◆ Goal:
Pictures excluded, reproduce exactly the lines below from the one with "What TikZ code" through the one with "(0,0) rectangle (660,803);", both included.

◆ Records for this task:
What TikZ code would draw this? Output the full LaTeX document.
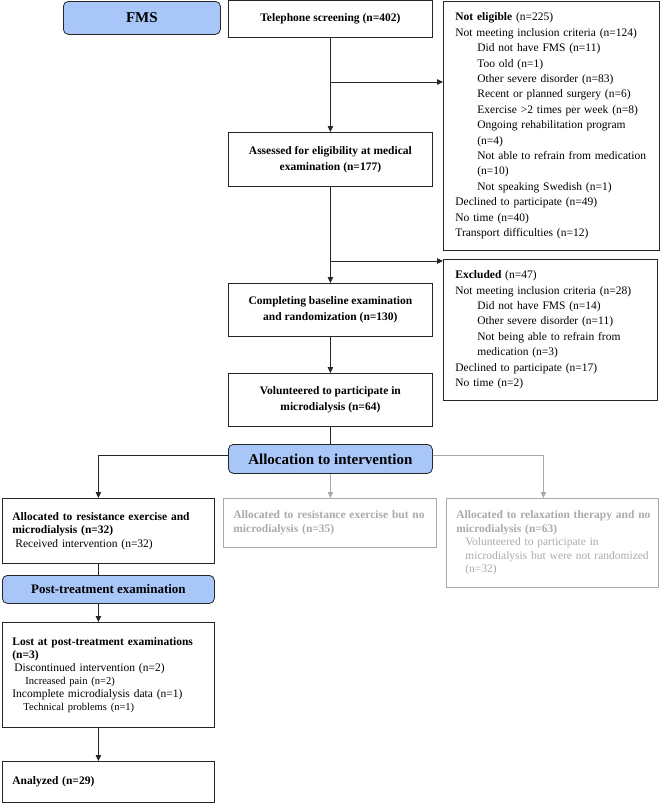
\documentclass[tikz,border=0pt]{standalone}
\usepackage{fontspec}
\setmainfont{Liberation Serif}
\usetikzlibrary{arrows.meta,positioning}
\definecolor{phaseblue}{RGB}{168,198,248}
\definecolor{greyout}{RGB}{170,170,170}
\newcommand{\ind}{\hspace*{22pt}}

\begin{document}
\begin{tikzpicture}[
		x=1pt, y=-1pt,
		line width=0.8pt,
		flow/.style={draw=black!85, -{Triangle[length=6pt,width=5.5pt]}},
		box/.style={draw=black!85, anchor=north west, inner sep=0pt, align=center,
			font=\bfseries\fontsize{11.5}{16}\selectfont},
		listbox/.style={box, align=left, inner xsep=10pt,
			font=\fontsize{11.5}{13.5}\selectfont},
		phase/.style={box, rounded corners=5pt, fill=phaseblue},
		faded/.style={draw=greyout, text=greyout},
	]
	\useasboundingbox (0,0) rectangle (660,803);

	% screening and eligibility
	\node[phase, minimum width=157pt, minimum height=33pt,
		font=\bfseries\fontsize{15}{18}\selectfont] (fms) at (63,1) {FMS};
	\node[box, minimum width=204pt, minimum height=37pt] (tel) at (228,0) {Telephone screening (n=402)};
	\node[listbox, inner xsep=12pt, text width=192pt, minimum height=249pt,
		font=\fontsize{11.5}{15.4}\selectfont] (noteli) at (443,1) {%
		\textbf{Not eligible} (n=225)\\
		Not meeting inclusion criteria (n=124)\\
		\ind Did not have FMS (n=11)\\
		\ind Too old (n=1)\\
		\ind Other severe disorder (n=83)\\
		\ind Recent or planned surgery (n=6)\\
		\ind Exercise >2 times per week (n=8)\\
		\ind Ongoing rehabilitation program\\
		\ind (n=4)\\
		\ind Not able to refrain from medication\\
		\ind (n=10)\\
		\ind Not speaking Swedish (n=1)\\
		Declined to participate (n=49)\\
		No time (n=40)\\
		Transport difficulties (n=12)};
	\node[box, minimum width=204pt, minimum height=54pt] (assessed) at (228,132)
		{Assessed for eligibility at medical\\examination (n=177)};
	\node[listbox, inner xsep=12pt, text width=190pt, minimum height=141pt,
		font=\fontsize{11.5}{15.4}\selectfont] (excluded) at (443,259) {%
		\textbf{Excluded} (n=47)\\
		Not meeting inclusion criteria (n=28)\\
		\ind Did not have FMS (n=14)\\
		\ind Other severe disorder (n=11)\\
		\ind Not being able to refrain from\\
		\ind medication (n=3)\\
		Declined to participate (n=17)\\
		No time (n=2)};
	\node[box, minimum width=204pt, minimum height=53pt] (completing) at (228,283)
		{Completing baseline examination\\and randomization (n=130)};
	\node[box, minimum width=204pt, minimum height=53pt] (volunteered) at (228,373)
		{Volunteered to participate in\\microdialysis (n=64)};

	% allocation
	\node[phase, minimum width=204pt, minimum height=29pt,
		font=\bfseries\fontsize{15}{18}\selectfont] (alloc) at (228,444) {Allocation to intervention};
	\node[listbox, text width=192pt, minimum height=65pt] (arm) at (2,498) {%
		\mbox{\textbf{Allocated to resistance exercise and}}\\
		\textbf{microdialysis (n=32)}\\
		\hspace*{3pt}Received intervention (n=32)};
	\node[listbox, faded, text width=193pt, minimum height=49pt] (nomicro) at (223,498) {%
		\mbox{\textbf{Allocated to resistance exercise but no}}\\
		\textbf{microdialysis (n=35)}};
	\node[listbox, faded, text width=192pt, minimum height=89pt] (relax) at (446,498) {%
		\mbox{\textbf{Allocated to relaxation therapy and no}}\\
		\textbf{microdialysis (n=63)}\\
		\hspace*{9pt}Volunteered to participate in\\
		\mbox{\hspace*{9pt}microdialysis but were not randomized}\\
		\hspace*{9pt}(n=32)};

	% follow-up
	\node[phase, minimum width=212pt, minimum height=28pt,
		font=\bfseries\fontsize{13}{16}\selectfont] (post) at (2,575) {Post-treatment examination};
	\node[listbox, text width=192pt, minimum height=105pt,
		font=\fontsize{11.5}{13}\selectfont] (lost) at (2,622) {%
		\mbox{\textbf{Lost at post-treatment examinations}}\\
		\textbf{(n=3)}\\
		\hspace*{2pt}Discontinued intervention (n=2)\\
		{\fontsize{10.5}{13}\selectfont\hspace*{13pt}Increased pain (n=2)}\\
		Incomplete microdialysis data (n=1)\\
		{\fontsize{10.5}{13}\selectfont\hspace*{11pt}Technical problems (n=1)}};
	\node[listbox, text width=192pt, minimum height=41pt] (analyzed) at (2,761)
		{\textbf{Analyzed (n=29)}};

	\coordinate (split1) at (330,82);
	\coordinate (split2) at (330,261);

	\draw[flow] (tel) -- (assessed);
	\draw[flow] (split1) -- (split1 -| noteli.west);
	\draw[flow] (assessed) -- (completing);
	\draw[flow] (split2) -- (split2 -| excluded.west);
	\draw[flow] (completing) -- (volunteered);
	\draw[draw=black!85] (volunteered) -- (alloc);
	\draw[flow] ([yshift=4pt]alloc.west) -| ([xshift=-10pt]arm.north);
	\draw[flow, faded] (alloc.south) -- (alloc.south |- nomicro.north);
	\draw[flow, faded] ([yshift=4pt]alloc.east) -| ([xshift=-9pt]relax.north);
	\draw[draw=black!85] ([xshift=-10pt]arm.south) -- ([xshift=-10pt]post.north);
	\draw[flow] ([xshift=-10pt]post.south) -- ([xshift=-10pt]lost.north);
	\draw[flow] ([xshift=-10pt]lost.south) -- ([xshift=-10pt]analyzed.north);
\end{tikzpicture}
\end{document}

* * *

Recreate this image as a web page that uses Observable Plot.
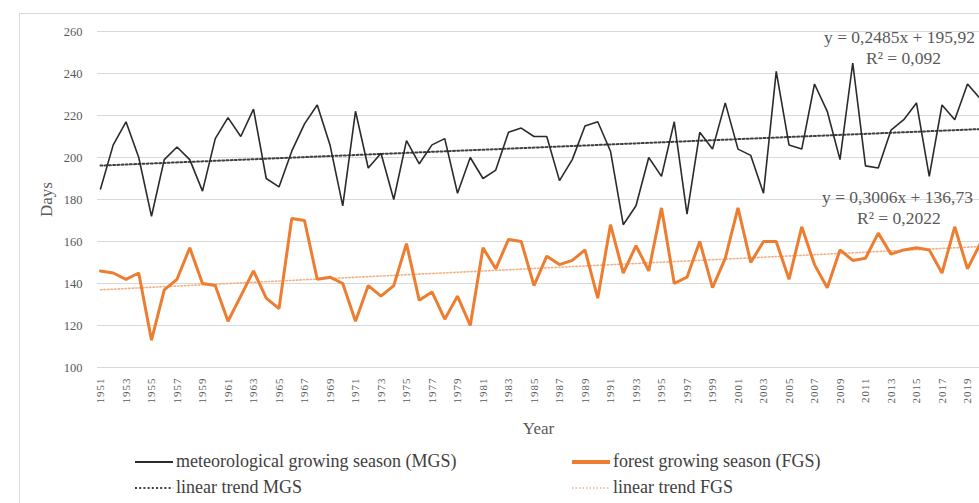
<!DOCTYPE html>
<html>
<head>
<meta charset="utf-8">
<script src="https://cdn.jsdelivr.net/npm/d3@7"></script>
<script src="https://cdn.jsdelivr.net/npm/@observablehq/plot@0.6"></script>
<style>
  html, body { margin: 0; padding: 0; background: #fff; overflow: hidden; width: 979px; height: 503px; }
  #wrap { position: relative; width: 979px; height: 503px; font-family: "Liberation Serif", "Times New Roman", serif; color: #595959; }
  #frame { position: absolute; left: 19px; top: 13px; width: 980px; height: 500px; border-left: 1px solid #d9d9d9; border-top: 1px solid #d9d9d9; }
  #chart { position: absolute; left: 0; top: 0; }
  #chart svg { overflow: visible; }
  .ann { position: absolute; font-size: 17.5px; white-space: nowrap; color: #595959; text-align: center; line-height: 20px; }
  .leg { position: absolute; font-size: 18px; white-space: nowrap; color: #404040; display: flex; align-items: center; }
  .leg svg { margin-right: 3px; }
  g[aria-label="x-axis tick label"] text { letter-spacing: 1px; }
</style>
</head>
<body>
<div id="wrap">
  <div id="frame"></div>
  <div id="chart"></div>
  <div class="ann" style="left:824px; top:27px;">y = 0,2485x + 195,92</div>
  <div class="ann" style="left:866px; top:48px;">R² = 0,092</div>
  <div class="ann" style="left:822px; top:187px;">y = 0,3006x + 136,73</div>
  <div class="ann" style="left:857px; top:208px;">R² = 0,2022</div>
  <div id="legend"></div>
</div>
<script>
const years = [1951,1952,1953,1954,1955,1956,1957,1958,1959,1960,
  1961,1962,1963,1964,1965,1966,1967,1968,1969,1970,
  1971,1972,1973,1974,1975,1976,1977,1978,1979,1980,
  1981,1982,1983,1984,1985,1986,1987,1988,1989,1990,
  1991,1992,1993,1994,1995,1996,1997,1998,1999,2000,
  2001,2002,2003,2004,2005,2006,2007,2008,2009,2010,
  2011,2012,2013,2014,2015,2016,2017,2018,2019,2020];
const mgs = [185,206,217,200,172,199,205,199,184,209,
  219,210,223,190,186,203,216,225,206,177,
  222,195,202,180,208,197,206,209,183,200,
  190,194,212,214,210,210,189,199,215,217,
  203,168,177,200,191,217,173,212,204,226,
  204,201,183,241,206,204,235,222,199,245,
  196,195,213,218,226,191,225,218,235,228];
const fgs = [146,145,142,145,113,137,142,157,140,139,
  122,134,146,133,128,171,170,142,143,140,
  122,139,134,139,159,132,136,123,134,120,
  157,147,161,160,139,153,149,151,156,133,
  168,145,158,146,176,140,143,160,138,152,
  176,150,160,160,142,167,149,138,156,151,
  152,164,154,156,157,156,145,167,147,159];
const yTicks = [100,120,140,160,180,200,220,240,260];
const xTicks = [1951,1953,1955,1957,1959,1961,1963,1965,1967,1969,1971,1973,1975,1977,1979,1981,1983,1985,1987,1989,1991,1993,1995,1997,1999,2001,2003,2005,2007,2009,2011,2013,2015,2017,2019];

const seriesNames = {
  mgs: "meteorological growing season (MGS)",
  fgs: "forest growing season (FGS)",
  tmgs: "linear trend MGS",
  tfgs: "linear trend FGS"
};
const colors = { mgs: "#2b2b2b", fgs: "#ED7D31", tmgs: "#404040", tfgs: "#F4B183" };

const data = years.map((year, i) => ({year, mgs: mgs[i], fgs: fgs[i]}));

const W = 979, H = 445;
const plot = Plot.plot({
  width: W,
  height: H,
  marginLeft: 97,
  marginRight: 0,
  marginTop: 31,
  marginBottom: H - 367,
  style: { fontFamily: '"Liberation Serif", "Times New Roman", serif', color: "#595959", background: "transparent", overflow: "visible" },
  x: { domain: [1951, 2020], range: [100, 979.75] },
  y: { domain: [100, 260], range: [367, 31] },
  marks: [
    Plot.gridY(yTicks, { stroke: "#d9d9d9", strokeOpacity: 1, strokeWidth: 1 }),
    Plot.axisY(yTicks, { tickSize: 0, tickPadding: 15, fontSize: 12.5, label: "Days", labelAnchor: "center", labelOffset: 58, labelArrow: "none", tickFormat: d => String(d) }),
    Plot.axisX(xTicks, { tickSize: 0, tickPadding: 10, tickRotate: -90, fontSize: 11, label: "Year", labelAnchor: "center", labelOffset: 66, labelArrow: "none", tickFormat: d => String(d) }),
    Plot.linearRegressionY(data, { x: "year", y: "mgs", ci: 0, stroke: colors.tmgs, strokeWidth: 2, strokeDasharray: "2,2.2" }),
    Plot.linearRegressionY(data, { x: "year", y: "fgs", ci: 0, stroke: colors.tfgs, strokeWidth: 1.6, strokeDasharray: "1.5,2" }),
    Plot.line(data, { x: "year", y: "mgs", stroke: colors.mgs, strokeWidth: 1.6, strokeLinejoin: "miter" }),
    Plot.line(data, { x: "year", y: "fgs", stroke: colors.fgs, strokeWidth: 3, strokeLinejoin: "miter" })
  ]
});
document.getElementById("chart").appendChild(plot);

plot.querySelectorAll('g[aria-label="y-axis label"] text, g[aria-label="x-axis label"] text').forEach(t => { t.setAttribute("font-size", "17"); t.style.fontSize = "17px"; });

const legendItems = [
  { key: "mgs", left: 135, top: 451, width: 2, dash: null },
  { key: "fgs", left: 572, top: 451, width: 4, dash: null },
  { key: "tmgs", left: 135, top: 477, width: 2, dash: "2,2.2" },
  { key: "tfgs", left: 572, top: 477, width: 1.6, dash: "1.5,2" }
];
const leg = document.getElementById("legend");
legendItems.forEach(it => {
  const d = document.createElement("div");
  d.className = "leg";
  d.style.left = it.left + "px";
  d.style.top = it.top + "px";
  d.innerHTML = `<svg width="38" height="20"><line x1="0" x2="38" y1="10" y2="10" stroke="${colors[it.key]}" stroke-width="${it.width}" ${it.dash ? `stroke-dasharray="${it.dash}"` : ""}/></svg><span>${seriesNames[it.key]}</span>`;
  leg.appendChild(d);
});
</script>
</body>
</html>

* * *

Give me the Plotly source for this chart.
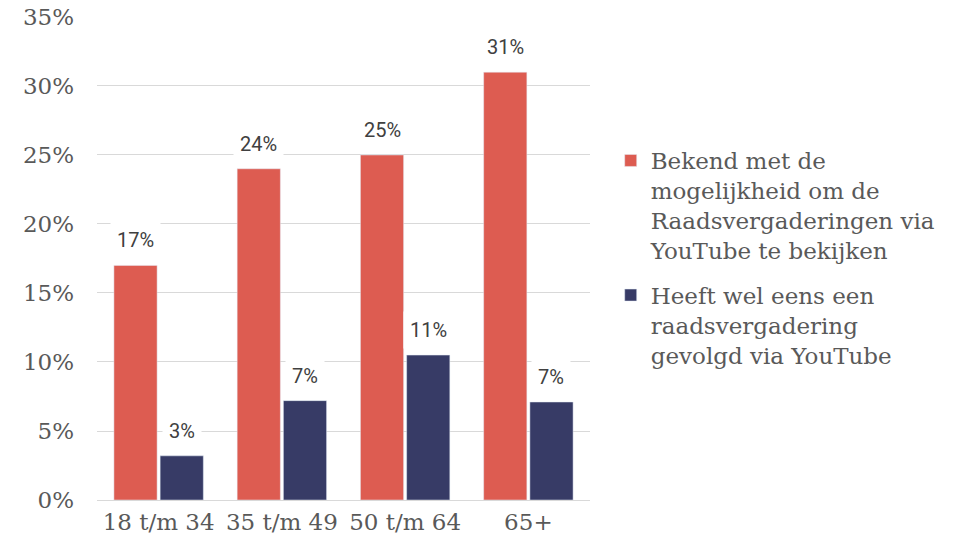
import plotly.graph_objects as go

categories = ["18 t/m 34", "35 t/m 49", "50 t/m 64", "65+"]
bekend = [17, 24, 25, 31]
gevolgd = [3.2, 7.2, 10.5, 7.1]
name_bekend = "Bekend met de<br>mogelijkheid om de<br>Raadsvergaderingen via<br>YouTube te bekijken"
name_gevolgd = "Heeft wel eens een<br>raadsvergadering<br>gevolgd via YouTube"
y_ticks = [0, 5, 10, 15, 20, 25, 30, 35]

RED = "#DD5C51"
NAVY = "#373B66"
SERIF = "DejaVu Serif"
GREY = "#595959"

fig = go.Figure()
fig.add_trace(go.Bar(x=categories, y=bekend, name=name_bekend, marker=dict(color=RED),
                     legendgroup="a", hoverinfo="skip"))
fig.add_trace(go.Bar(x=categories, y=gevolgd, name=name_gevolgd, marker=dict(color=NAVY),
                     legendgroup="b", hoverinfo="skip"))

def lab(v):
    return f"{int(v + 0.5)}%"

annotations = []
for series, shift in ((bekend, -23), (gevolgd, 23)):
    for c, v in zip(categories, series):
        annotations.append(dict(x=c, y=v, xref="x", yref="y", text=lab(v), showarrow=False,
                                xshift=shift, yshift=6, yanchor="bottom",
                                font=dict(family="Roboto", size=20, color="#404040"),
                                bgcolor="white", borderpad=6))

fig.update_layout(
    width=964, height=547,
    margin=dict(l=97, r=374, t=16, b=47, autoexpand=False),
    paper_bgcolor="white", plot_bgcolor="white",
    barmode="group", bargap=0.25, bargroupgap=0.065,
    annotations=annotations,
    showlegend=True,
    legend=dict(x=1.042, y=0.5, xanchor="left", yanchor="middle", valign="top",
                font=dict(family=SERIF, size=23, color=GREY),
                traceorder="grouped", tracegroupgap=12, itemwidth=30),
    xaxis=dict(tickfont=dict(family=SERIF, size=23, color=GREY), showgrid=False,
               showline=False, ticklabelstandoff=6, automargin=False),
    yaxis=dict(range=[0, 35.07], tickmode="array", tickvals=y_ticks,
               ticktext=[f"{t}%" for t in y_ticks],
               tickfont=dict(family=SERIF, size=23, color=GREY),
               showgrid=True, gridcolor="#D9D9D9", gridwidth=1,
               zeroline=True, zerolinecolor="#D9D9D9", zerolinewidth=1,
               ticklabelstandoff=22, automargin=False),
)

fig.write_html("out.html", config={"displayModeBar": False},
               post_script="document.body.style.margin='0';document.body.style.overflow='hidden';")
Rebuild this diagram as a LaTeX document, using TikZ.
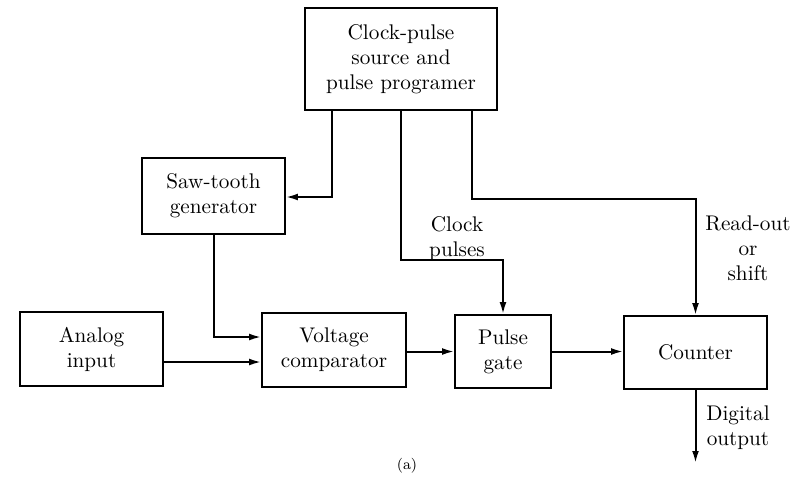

◆ Correct answer:
What TikZ code would draw this? Output the full LaTeX document.
\documentclass[tikz,border=0pt]{standalone}
\usepackage{fontspec}
\setmainfont{Liberation Serif}
\usetikzlibrary{arrows.meta,positioning}
\definecolor{phaseblue}{RGB}{168,198,248}
\definecolor{greyout}{RGB}{170,170,170}
\newcommand{\ind}{\hspace*{22pt}}

\begin{document}
\begin{tikzpicture}[
		x=1pt, y=-1pt,
		line width=0.8pt,
		flow/.style={draw=black!85, -{Triangle[length=6pt,width=5.5pt]}},
		box/.style={draw=black!85, anchor=north west, inner sep=0pt, align=center,
			font=\bfseries\fontsize{11.5}{16}\selectfont},
		listbox/.style={box, align=left, inner xsep=10pt,
			font=\fontsize{11.5}{13.5}\selectfont},
		phase/.style={box, rounded corners=5pt, fill=phaseblue},
		faded/.style={draw=greyout, text=greyout},
	]
	\useasboundingbox (0,0) rectangle (660,803);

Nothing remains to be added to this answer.